A globe-trotting singer/songwriter who lives on a Springfield Township farm is helping children around the world to celebrate the medical professionals who have set aside their own lives to battle the COVID-19 pandemic.
Daria Marmaluk-Hajioannou’s newest song, “Thanks to the Doctors and Nurses,” is scheduled for release Feb. 11. It’s been described as a kids’ pandemic tribute to the health care workers who have fought so hard to save lives.
The song has its origins in a virtual workshop Dara did with immigrant children learning English as a second language, she said. “We sang a song and then I told them, ‘Put your own words to the music. Let’s see what you can do.’ What they came up with was surprising. It was so beautiful. Children are so creative.
“I asked their permission to work on it and then I massaged it.” Characteristically modest, she said, “The children really did the lion’s share of the work.”
The tune, Daria said, is based on a South African song called “Here come our mothers bringing us presents.”

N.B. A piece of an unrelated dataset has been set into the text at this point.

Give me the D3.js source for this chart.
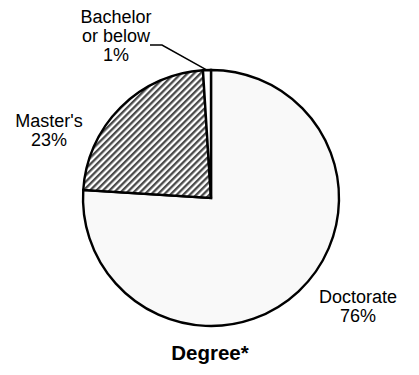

Considered “an ambassador of song,” Daria has traveled the world for four decades, offering concerts and workshops in 17 countries and teaching children about world peace and understanding.
Performing with a truly rich voice and a wide variety of languages and ethnic instruments she’s unraveled the mysteries of music for children.
Over the years she has won four Parents Choice Awards and Parents and Teachers Choice Awards along with many other educational and children’s music awards.
A song she wrote about the Rev. Martin Luther King Jr. is used in classrooms throughout this country to celebrate his life and legacy. A CD, “Yes, We Can,” includes lyrics that support former President Barack Obama’s plan for building a better nation.
Daria is a graduate of Friends World College, founded by Quakers but now a part of Long Island University. She holds a degree in ethnomusicology, the study of folk and primitive music and their relationships to the peoples and cultures to which they belong.
Born in this country Daria has a Russian and Greek background. When she was a child she lived in Peru, where she has been officially accepted into the culture of the Quechua, the descendants of the Inca Empire.